Review: Idiocracy


As a comedy, Idiocracy isn’t a blow-out winner, but as a film made in 2005 it is an alarmingly accurate, entertaining and almost sobering vision of how completely hopeless humanity’s future really is.

Joe Bauers (Luke Wilson) is an incredibly average man, so average that he excels and fails at nothing, he lives shut away working in an isolated military base library. But when the military looks to experiment a cryogenic stasis system, they enlist Joe (the most expendable). However, the year long test is waylaid, and Joe finds himself waking over 500 years into the future, a future where the world is populated only by the socially inept, dumb and clueless human beings. He finds out he is the smartest person alive, and he alone can save everyone from their own stupidity.

It sounds like Futurama without the aliens, right?

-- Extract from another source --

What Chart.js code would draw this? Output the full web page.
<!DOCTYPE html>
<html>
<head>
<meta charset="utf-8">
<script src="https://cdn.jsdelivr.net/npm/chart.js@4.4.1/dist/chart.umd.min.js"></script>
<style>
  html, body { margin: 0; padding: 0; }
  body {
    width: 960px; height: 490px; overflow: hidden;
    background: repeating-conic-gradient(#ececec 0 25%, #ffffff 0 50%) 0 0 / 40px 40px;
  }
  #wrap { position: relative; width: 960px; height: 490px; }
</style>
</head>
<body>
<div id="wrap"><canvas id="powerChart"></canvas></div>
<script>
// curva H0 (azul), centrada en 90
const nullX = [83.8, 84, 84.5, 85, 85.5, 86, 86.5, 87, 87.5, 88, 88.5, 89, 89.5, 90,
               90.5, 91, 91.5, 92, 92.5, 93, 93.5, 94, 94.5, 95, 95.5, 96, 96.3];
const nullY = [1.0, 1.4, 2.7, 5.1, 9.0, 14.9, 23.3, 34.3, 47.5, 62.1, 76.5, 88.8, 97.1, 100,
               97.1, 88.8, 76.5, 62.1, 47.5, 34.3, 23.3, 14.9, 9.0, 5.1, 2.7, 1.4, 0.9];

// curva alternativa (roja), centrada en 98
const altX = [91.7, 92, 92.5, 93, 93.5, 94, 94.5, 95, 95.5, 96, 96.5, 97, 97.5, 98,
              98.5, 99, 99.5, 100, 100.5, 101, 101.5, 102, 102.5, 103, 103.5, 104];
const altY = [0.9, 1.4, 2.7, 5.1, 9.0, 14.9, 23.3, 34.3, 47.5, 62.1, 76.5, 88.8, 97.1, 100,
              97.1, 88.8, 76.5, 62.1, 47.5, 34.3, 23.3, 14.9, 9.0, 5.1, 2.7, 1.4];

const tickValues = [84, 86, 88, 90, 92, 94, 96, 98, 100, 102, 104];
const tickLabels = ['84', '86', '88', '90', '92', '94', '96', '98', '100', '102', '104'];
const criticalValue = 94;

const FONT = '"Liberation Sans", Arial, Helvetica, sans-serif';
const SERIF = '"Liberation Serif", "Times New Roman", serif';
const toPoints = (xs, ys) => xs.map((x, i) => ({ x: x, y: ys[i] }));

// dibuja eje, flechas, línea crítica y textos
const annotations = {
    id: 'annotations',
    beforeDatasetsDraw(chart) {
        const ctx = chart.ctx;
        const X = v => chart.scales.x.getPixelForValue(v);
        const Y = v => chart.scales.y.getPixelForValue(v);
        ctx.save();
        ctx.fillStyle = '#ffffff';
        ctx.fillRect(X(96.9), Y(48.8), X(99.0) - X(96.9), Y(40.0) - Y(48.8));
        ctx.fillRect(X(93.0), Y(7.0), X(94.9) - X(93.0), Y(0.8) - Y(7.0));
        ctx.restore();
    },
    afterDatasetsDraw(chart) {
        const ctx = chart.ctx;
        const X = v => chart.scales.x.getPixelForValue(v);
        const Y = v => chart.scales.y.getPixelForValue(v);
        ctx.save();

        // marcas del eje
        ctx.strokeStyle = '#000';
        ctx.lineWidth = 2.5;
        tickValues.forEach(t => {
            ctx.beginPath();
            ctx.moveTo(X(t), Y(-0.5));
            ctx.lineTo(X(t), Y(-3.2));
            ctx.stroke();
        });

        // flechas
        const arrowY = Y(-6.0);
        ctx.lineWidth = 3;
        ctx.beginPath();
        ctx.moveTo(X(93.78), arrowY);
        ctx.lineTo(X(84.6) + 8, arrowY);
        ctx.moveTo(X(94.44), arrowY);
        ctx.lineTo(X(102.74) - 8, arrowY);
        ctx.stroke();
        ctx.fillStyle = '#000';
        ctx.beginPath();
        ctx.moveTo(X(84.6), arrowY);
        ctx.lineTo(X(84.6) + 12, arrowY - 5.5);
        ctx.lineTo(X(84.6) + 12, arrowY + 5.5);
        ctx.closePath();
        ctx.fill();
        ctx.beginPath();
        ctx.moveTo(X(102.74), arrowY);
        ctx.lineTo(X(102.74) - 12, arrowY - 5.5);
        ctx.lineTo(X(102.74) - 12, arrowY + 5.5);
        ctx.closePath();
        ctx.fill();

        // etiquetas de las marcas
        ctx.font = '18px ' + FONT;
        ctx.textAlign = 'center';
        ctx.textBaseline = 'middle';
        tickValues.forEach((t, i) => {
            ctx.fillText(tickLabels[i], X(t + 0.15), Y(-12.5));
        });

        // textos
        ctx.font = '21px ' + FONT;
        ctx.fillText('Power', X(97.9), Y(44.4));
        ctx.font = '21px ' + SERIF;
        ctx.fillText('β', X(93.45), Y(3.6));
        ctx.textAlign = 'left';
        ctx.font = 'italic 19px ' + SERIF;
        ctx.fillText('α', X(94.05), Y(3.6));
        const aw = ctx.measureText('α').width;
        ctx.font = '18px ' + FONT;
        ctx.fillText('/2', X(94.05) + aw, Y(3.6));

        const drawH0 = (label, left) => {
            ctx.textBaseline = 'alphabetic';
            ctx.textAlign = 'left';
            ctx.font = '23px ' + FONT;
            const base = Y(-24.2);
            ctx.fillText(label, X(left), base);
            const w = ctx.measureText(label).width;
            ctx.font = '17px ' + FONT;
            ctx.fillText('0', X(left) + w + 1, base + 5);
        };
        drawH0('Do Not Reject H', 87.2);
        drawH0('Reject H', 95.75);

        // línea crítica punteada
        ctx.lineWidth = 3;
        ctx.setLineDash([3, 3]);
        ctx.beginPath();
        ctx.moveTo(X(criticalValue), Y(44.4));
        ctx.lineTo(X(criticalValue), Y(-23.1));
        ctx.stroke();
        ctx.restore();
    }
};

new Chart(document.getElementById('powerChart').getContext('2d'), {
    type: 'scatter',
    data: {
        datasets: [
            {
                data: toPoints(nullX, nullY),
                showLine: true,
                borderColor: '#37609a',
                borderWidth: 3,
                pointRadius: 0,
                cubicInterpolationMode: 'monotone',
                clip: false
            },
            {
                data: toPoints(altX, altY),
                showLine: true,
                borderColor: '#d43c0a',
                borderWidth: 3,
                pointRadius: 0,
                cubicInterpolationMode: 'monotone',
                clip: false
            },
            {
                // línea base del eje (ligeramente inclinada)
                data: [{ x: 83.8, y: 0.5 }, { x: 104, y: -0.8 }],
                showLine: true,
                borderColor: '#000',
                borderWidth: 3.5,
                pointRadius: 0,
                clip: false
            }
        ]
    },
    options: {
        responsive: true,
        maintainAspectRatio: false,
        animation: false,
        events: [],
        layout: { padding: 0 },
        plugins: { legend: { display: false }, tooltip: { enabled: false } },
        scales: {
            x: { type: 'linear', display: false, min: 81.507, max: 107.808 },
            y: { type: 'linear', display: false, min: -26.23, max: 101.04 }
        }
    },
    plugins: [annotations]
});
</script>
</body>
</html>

The film has plenty of laughs, but the heart of the matter lies in its premise; which is a very intelligent one. It is heavily narrated, which is welcoming as it intensifies the satire, and opens with a blatant example of how our current society is expanding: smart couples don’t have time for having kids, or don’t think its financially viable; while the social underbelly produces loads of kids either by accident or for life benefits. This cascades over the decades and centuries and society becomes completely stagnated and retarded.
People don’t drink water anymore, they only drink one brand of energy drink. People just sit at home and watch television shows all day with a guy getting kicked in the balls. The greatest film of modern times, Oscar winning, is called “Ass” – ninety minutes of just that. Language is completely destroyed, justice and personal hygiene are nonexistent, huge landfills tower over cities. Everyone just lives aimlessly, caring only for some money, casual sex and utterly brainless television.

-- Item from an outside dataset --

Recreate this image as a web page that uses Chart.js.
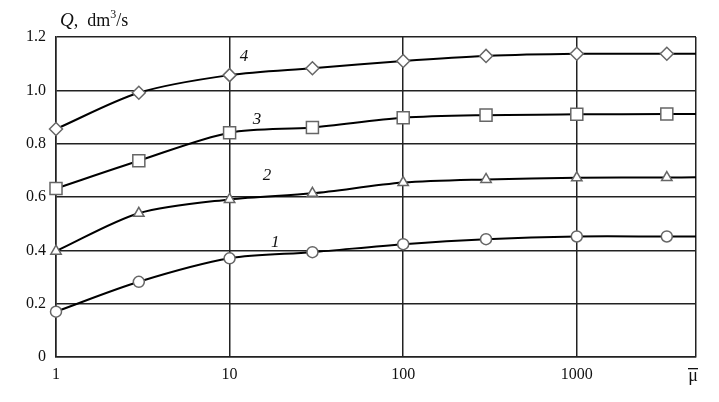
<!DOCTYPE html>
<html>
<head>
<meta charset="utf-8">
<script src="https://cdn.jsdelivr.net/npm/chart.js@4/dist/chart.umd.min.js"></script>
<style>
  html, body { margin: 0; padding: 0; background: #fff; }
  #wrap { width: 719px; height: 402px; position: relative; }
</style>
</head>
<body>
<div id="wrap"><canvas id="qChart" width="719" height="402"></canvas></div>
<script>
// values
const muValues = [1, 3, 10, 30, 100, 300, 1000, 3300];
const muEnd = 4860; // right end of the axis, curves run up to it
const q1 = [0.17, 0.282, 0.37, 0.393, 0.423, 0.442, 0.452, 0.452];
const q2 = [0.397, 0.539, 0.591, 0.614, 0.654, 0.666, 0.672, 0.673];
const q3 = [0.632, 0.736, 0.841, 0.861, 0.897, 0.907, 0.91, 0.911];
const q4 = [0.855, 0.991, 1.057, 1.083, 1.11, 1.129, 1.137, 1.137];
const qEnd = [0.452, 0.674, 0.911, 1.137];
const curveNames = ['1', '2', '3', '4'];
const nameMu = [18.3, 16.4, 14.4, 12.1];
const nameQ = [0.431, 0.682, 0.889, 1.125];
const xTicks = [1, 10, 100, 1000];

const serif = '"Liberation Serif", "DejaVu Serif", serif';
const markers = [
    { style: 'circle', r: 5.5 },
    { style: 'triangle', r: 6 },
    { style: 'rect', r: 8.5 },
    { style: 'rectRot', r: 6.5 }
];

const makeSet = (vals, i) => {
    const pts = muValues.map((m, k) => ({ x: m, y: vals[k] }));
    pts.push({ x: muEnd, y: qEnd[i] }); // end of the drawn curve, no marker
    return {
        label: curveNames[i],
        data: pts,
        borderColor: '#000',
        borderWidth: 2,
        tension: 0.3,
        pointStyle: markers[i].style,
        pointRadius: (ctx) => ctx.dataIndex < muValues.length ? markers[i].r : 0,
        pointBackgroundColor: '#fff',
        pointBorderColor: '#666',
        pointBorderWidth: 1.5,
        clip: false
    };
};

// text that is not part of the axes: curve numbers, axis titles
const textPlugin = {
    id: 'textPlugin',
    afterDatasetsDraw(chart) {
        const { ctx, scales } = chart;
        ctx.save();
        ctx.fillStyle = '#111';
        ctx.textAlign = 'center';
        ctx.textBaseline = 'middle';
        ctx.font = 'italic 17px ' + serif;
        curveNames.forEach((n, i) => {
            ctx.fillText(n, scales.x.getPixelForValue(nameMu[i]), scales.y.getPixelForValue(nameQ[i]));
        });

        // y title
        ctx.textAlign = 'left';
        ctx.textBaseline = 'alphabetic';
        ctx.font = 'italic 19px ' + serif;
        ctx.fillText('Q', 60, 26);
        const qw = ctx.measureText('Q').width;
        ctx.font = '18px ' + serif;
        ctx.fillText(',  dm', 60 + qw, 26);
        const w2 = ctx.measureText(',  dm').width;
        ctx.font = '12px ' + serif;
        ctx.fillText('3', 60 + qw + w2, 18);
        const w3 = ctx.measureText('3').width;
        ctx.font = '18px ' + serif;
        ctx.fillText('/s', 60 + qw + w2 + w3, 26);

        // x title: mu with a bar over it
        ctx.textAlign = 'center';
        ctx.textBaseline = 'middle';
        ctx.font = '18px ' + serif;
        ctx.fillText('\u03BC', 693, 376);
        ctx.fillRect(688, 368, 10, 1.3);
        ctx.restore();
    }
};

new Chart(document.getElementById('qChart'), {
    type: 'line',
    data: {
        datasets: [makeSet(q1, 0), makeSet(q2, 1), makeSet(q3, 2), makeSet(q4, 3)]
    },
    options: {
        responsive: false,
        animation: false,
        layout: { padding: { top: 37, right: 23, left: 0, bottom: 0 } },
        plugins: {
            legend: { display: false },
            tooltip: { enabled: false }
        },
        scales: {
            x: {
                type: 'logarithmic',
                min: 1,
                max: muEnd,
                afterBuildTicks: (scale) => {
                    scale.ticks = xTicks.concat([muEnd]).map(v => ({ value: v }));
                },
                afterFit: (scale) => { scale.height = 45; },
                grid: { color: '#222', lineWidth: 1.5, drawTicks: false },
                border: { color: '#222', width: 1.5 },
                ticks: {
                    padding: 8,
                    autoSkip: false,
                    maxRotation: 0,
                    color: '#111',
                    font: { family: serif, size: 16 },
                    callback: (v) => xTicks.includes(v) ? String(v) : ''
                }
            },
            y: {
                min: 0,
                max: 1.2,
                afterFit: (scale) => { scale.width = 56; },
                grid: { color: '#222', lineWidth: 1.5, drawTicks: false },
                border: { color: '#222', width: 1.5 },
                ticks: {
                    stepSize: 0.2,
                    padding: 10,
                    color: '#111',
                    font: { family: serif, size: 16 },
                    callback: (v) => v === 0 ? '0' : v.toFixed(1)
                }
            }
        }
    },
    plugins: [textPlugin]
});
</script>
</body>
</html>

To think it is brought to us by the man behind the cartoon Bevis and Butthead, but you can see some similarities with the year 2500 citizens. I would have liked more focus on the language and dependency on technology; if everything goes as badly as this film makes out, our global language will be completely gone and probably unrecognizable in 500 years. There’s little or no mobile phone technology or any sort of advanced personal appliance either.

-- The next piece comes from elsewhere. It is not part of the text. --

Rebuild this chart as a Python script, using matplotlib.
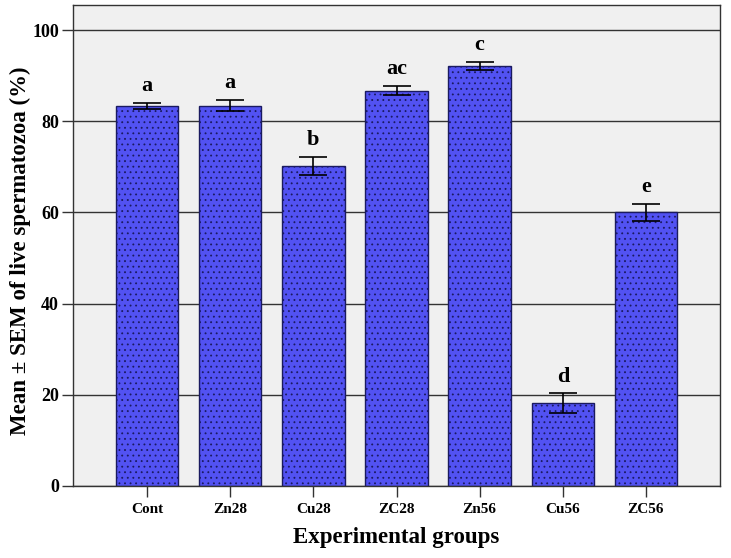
import matplotlib.pyplot as plt
import numpy as np

plt.rcParams['font.family'] = ['Liberation Serif', 'DejaVu Serif']
plt.rcParams['font.weight'] = 'bold'
plt.rcParams['hatch.color'] = '#3535c8'
plt.rcParams['hatch.linewidth'] = 0.6

groups = ["Cont", "Zn28", "Cu28", "ZC28", "Zn56", "Cu56", "ZC56"]
means = [83.4, 83.4, 70.2, 86.7, 92.1, 18.2, 60.0]
sem = [0.7, 1.2, 2.0, 1.0, 0.9, 2.1, 1.9]
letters = ["a", "a", "b", "ac", "c", "d", "e"]
yticks = [0, 20, 40, 60, 80, 100]

fig = plt.figure(figsize=(7.31, 5.58), dpi=100)
ax = fig.add_axes([73 / 731, 1 - 486 / 558, (720 - 73) / 731, (486 - 5) / 558])
ax.set_facecolor('#f0f0f0')

x = np.arange(len(groups))
ax.set_axisbelow(True)
ax.yaxis.grid(True, color='#333333', linewidth=1.0)
ax.bar(x, means, width=0.75, color='#5252f2', edgecolor='#1a1a60',
       linewidth=1.0, hatch='...', zorder=2)
ax.errorbar(x, means, yerr=sem, fmt='none', ecolor='black',
            elinewidth=1.2, capsize=10, capthick=1.2, zorder=3)

for xi, m, s, lab in zip(x, means, sem, letters):
    ax.text(xi, m + s + 1.5, lab, ha='center', va='bottom',
            fontsize=16, fontweight='bold')

ax.set_xlim(-0.89, len(groups) - 1 + 0.89)
ax.set_ylim(0, 105.5)
ax.set_xticks(x)
ax.set_xticklabels(groups, fontsize=11, fontweight='bold')
ax.set_yticks(yticks)
ax.set_yticklabels([str(t) for t in yticks], fontsize=13, fontweight='bold')
ax.tick_params(axis='both', length=8, width=1.0, color='#333333')
ax.tick_params(axis='x', pad=4)
ax.tick_params(axis='y', pad=2)
for sp in ax.spines.values():
    sp.set_color('#333333')
    sp.set_linewidth(1.0)

ax.set_xlabel("Experimental groups", fontsize=16.5, fontweight='bold', labelpad=8)
ax.set_ylabel("Mean \u00b1 SEM of live spermatozoa (%)", fontsize=16.5,
              fontweight='bold')
ax.yaxis.set_label_coords(-0.065, 0.49)

fig.savefig("out.png", dpi=100)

It is by far a perfect film, but certainly a very interesting and socially viable experiment! I recommend everyone watches it, I really do. It is like someone has taken the musings and ramblings of philosophers and intellectuals (the sorts of articles only other philosophers would read) and made it legible for the masses to watch. The comedy is a choice, it would have been a cynical, art house production otherwise, the levity here makes it enjoyably unnerving!

What’s best about it is, we can go back to it and see how much closer we are to living this reality! Or better yet… avoid it.


It is one of those movies were I could ramble on and on about specific scenes and moments! I really want to, but you’ll just have to believe me for now.

2 Comments Add yours

  1. J.W. Kurtz says:

    This is perhaps the greatest movie ever made…and should be destroyed because it dangerously forecasts our future (ahem…present).

    1. cinemacocoa says:

      No don’t destroy it! We need to put it into circulation, start showing it at schools as education and as a warning! haha.
      Give it twenty years this film will be like a documentary.